RECORD SET:

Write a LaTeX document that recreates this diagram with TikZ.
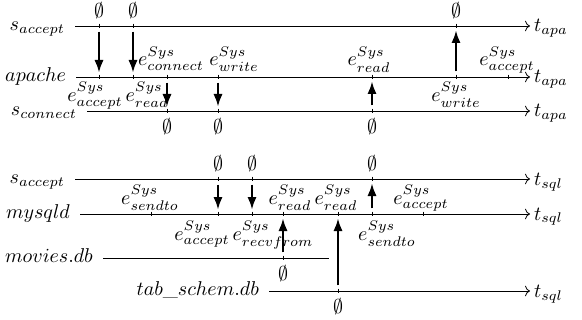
\documentclass[tikz,border=0pt]{standalone}
\usepackage{tikz}
\usetikzlibrary{arrows.meta}
\tikzstyle{timeline} = [->]
\tikzstyle{arrow} = [line width=1pt,-{Latex[length=6.3pt,width=4.6pt]},shorten <=2.8pt,shorten >=2.2pt]
\tikzstyle{proc} = [anchor=base east, xshift=-1.5pt, yshift=-2.25pt]
\tikzstyle{clock} = [anchor=base west, xshift=-1.5pt, yshift=-3pt]
\tikzstyle{event} = [anchor=base]

\begin{document}
\begin{tikzpicture}[x=0.5pt,y=-0.5pt]
\useasboundingbox (0,0) rectangle (582,320);
% apache
\coordinate (acc0) at (75,26);
\coordinate (accE) at (530,26);
\coordinate (apa0) at (76,77);
\coordinate (apaE) at (530,77);
\coordinate (con0) at (87,111);
\coordinate (conE) at (530,111);
\coordinate (acc1) at (99,26);
\coordinate (acc2) at (133,26);
\coordinate (acc3) at (456,26);
\coordinate (apa1) at (99,77);
\coordinate (apa2) at (133,77);
\coordinate (apa3) at (167,77);
\coordinate (apa4) at (218,77);
\coordinate (apa5) at (372,77);
\coordinate (apa6) at (456,77);
\coordinate (apa7) at (508,77);
\coordinate (con1) at (167,111);
\coordinate (con2) at (218,111);
\coordinate (con3) at (372,111);
% mysql
\coordinate (sacc0) at (75,179);
\coordinate (saccE) at (530,179);
\coordinate (sql0) at (80,214);
\coordinate (sqlE) at (530,214);
\coordinate (mov0) at (103,258);
\coordinate (movE) at (329,258);
\coordinate (tab0) at (269,291);
\coordinate (tabE) at (530,291);
\coordinate (sacc1) at (218,179);
\coordinate (sacc2) at (252,179);
\coordinate (sacc3) at (372,179);
\coordinate (sql1) at (151,214);
\coordinate (sql2) at (218,214);
\coordinate (sql3) at (252,214);
\coordinate (sql4) at (283,214);
\coordinate (sql5) at (338,214);
\coordinate (sql6) at (372,214);
\coordinate (sql7) at (423,214);
\coordinate (mov1) at (283,258);
\coordinate (tab1) at (338,291);

\draw [timeline] (acc0) -- (accE);
\draw [timeline] (apa0) -- (apaE);
\draw [timeline] (con0) -- (conE);
\draw [timeline] (sacc0) -- (saccE);
\draw [timeline] (sql0) -- (sqlE);
\draw (mov0) -- (movE);
\draw [timeline] (tab0) -- (tabE);
\foreach \t in {acc1,acc2,acc3,apa1,apa2,apa3,apa4,apa5,apa6,apa7,con1,con2,con3,sacc1,sacc2,sacc3,sql1,sql2,sql3,sql4,sql5,sql6,sql7,mov1,tab1}
  \draw ([yshift=1.2pt]\t) -- ([yshift=-1.2pt]\t);

\node (pacc) [proc] at (acc0) {$s_{accept}$};
\node (papa) [proc] at (apa0) {$apache$};
\node (pcon) [proc] at (con0) {$s_{connect}$};
\node (psacc) [proc] at (sacc0) {$s_{accept}$};
\node (psql) [proc] at (sql0) {$mysqld$};
\node (pmov) [proc] at (mov0) {$movies.db$};
\node (ptab) [proc] at (tab0) {$tab\_schem.db$};
\node (tacc) [clock] at (accE) {$t_{apa}$};
\node (tapa) [clock] at (apaE) {$t_{apa}$};
\node (tcon) [clock] at (conE) {$t_{apa}$};
\node (tsacc) [clock] at (saccE) {$t_{sql}$};
\node (tsql) [clock] at (sqlE) {$t_{sql}$};
\node (ttab) [clock] at (tabE) {$t_{sql}$};

\draw [arrow] (acc1) -- (apa1);
\draw [arrow] (acc2) -- (apa2);
\draw [arrow] (apa3) -- (con1);
\draw [arrow] (apa4) -- (con2);
\draw [arrow] (con3) -- (apa5);
\draw [arrow] (apa6) -- (acc3);
\draw [arrow] (sacc1) -- (sql2);
\draw [arrow] (sacc2) -- (sql3);
\draw [arrow] (mov1) -- (sql4);
\draw [arrow] (tab1) -- (sql5);
\draw [arrow] (sql6) -- (sacc3);

\node (z1) [above] at (acc1) {$\emptyset$};
\node (z2) [above] at (acc2) {$\emptyset$};
\node (z3) [above] at (acc3) {$\emptyset$};
\node (z4) [below] at (con1) {$\emptyset$};
\node (z5) [below] at (con2) {$\emptyset$};
\node (z6) [below] at (con3) {$\emptyset$};
\node (z7) [above] at (sacc1) {$\emptyset$};
\node (z8) [above] at (sacc2) {$\emptyset$};
\node (z9) [above] at (sacc3) {$\emptyset$};
\node (z10) [below] at (mov1) {$\emptyset$};
\node (z11) [below] at (tab1) {$\emptyset$};

\node (e1) [event] at (171,66) {$e^{Sys}_{connect}$};
\node (e2) [event] at (234,66) {$e^{Sys}_{write}$};
\node (e3) [event] at (369,66) {$e^{Sys}_{read}$};
\node (e4) [event] at (507,66) {$e^{Sys}_{accept}$};
\node (e5) [event] at (95,101.5) {$e^{Sys}_{accept}$};
\node (e6) [event] at (147,101.5) {$e^{Sys}_{read}$};
\node (e7) [event] at (456,101.5) {$e^{Sys}_{write}$};
\node (f1) [event] at (150,204) {$e^{Sys}_{sendto}$};
\node (f2) [event] at (290,204) {$e^{Sys}_{read}$};
\node (f3) [event] at (336,204) {$e^{Sys}_{read}$};
\node (f4) [event] at (421,204) {$e^{Sys}_{accept}$};
\node (f5) [event] at (202,240) {$e^{Sys}_{accept}$};
\node (f6) [event] at (273,240) {$e^{Sys}_{recvfrom}$};
\node (f7) [event] at (387,240) {$e^{Sys}_{sendto}$};
\end{tikzpicture}
\end{document}
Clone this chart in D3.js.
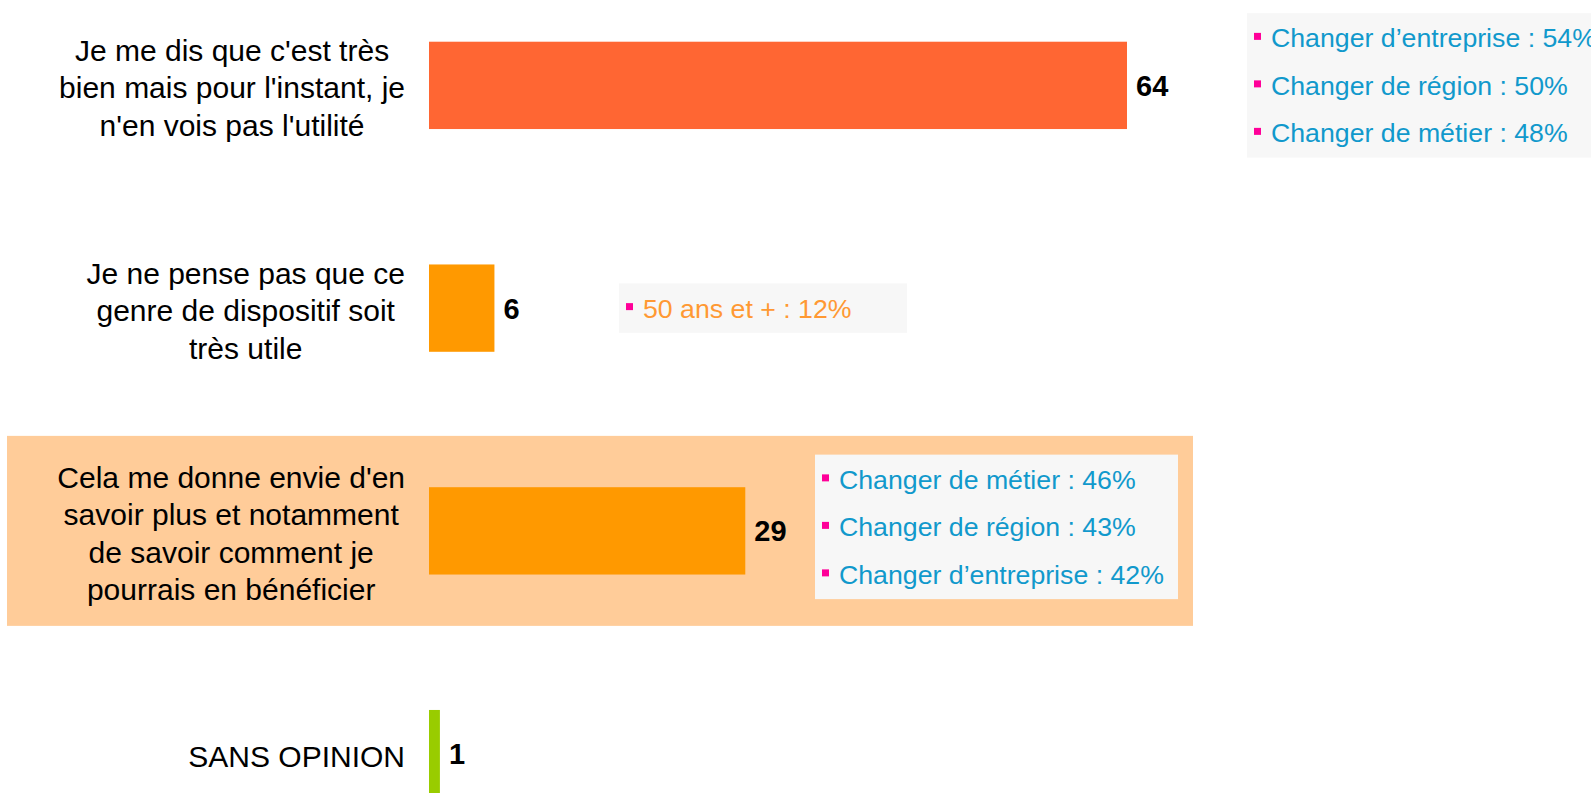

INSTRUCTIONS FOR THE TASK: Images in the data above are to be skipped. Retype all other material exactly.

CORRECT ANSWER:
Write a LaTeX document that recreates this diagram with TikZ.
\documentclass[tikz,border=0pt]{standalone}
\usepackage{tikz}
\usetikzlibrary{arrows.meta}
\tikzstyle{timeline} = [->]
\tikzstyle{arrow} = [line width=1pt,-{Latex[length=6.3pt,width=4.6pt]},shorten <=2.8pt,shorten >=2.2pt]
\tikzstyle{proc} = [anchor=base east, xshift=-1.5pt, yshift=-2.25pt]
\tikzstyle{clock} = [anchor=base west, xshift=-1.5pt, yshift=-3pt]
\tikzstyle{event} = [anchor=base]

\begin{document}
\begin{tikzpicture}[x=0.5pt,y=-0.5pt]
\useasboundingbox (0,0) rectangle (582,320);
% apache
\coordinate (acc0) at (75,26);
\coordinate (accE) at (530,26);
\coordinate (apa0) at (76,77);
\coordinate (apaE) at (530,77);
\coordinate (con0) at (87,111);
\coordinate (conE) at (530,111);
\coordinate (acc1) at (99,26);
\coordinate (acc2) at (133,26);
\coordinate (acc3) at (456,26);
\coordinate (apa1) at (99,77);
\coordinate (apa2) at (133,77);
\coordinate (apa3) at (167,77);
\coordinate (apa4) at (218,77);
\coordinate (apa5) at (372,77);
\coordinate (apa6) at (456,77);
\coordinate (apa7) at (508,77);
\coordinate (con1) at (167,111);
\coordinate (con2) at (218,111);
\coordinate (con3) at (372,111);
% mysql
\coordinate (sacc0) at (75,179);
\coordinate (saccE) at (530,179);
\coordinate (sql0) at (80,214);
\coordinate (sqlE) at (530,214);
\coordinate (mov0) at (103,258);
\coordinate (movE) at (329,258);
\coordinate (tab0) at (269,291);
\coordinate (tabE) at (530,291);
\coordinate (sacc1) at (218,179);
\coordinate (sacc2) at (252,179);
\coordinate (sacc3) at (372,179);
\coordinate (sql1) at (151,214);
\coordinate (sql2) at (218,214);
\coordinate (sql3) at (252,214);
\coordinate (sql4) at (283,214);
\coordinate (sql5) at (338,214);
\coordinate (sql6) at (372,214);
\coordinate (sql7) at (423,214);
\coordinate (mov1) at (283,258);
\coordinate (tab1) at (338,291);

\draw [timeline] (acc0) -- (accE);
\draw [timeline] (apa0) -- (apaE);
\draw [timeline] (con0) -- (conE);
\draw [timeline] (sacc0) -- (saccE);
\draw [timeline] (sql0) -- (sqlE);
\draw (mov0) -- (movE);
\draw [timeline] (tab0) -- (tabE);
\foreach \t in {acc1,acc2,acc3,apa1,apa2,apa3,apa4,apa5,apa6,apa7,con1,con2,con3,sacc1,sacc2,sacc3,sql1,sql2,sql3,sql4,sql5,sql6,sql7,mov1,tab1}
  \draw ([yshift=1.2pt]\t) -- ([yshift=-1.2pt]\t);

\node (pacc) [proc] at (acc0) {$s_{accept}$};
\node (papa) [proc] at (apa0) {$apache$};
\node (pcon) [proc] at (con0) {$s_{connect}$};
\node (psacc) [proc] at (sacc0) {$s_{accept}$};
\node (psql) [proc] at (sql0) {$mysqld$};
\node (pmov) [proc] at (mov0) {$movies.db$};
\node (ptab) [proc] at (tab0) {$tab\_schem.db$};
\node (tacc) [clock] at (accE) {$t_{apa}$};
\node (tapa) [clock] at (apaE) {$t_{apa}$};
\node (tcon) [clock] at (conE) {$t_{apa}$};
\node (tsacc) [clock] at (saccE) {$t_{sql}$};
\node (tsql) [clock] at (sqlE) {$t_{sql}$};
\node (ttab) [clock] at (tabE) {$t_{sql}$};

\draw [arrow] (acc1) -- (apa1);
\draw [arrow] (acc2) -- (apa2);
\draw [arrow] (apa3) -- (con1);
\draw [arrow] (apa4) -- (con2);
\draw [arrow] (con3) -- (apa5);
\draw [arrow] (apa6) -- (acc3);
\draw [arrow] (sacc1) -- (sql2);
\draw [arrow] (sacc2) -- (sql3);
\draw [arrow] (mov1) -- (sql4);
\draw [arrow] (tab1) -- (sql5);
\draw [arrow] (sql6) -- (sacc3);

\node (z1) [above] at (acc1) {$\emptyset$};
\node (z2) [above] at (acc2) {$\emptyset$};
\node (z3) [above] at (acc3) {$\emptyset$};
\node (z4) [below] at (con1) {$\emptyset$};
\node (z5) [below] at (con2) {$\emptyset$};
\node (z6) [below] at (con3) {$\emptyset$};
\node (z7) [above] at (sacc1) {$\emptyset$};
\node (z8) [above] at (sacc2) {$\emptyset$};
\node (z9) [above] at (sacc3) {$\emptyset$};
\node (z10) [below] at (mov1) {$\emptyset$};
\node (z11) [below] at (tab1) {$\emptyset$};

\node (e1) [event] at (171,66) {$e^{Sys}_{connect}$};
\node (e2) [event] at (234,66) {$e^{Sys}_{write}$};
\node (e3) [event] at (369,66) {$e^{Sys}_{read}$};
\node (e4) [event] at (507,66) {$e^{Sys}_{accept}$};
\node (e5) [event] at (95,101.5) {$e^{Sys}_{accept}$};
\node (e6) [event] at (147,101.5) {$e^{Sys}_{read}$};
\node (e7) [event] at (456,101.5) {$e^{Sys}_{write}$};
\node (f1) [event] at (150,204) {$e^{Sys}_{sendto}$};
\node (f2) [event] at (290,204) {$e^{Sys}_{read}$};
\node (f3) [event] at (336,204) {$e^{Sys}_{read}$};
\node (f4) [event] at (421,204) {$e^{Sys}_{accept}$};
\node (f5) [event] at (202,240) {$e^{Sys}_{accept}$};
\node (f6) [event] at (273,240) {$e^{Sys}_{recvfrom}$};
\node (f7) [event] at (387,240) {$e^{Sys}_{sendto}$};
\end{tikzpicture}
\end{document}
Clone this chart in D3.js.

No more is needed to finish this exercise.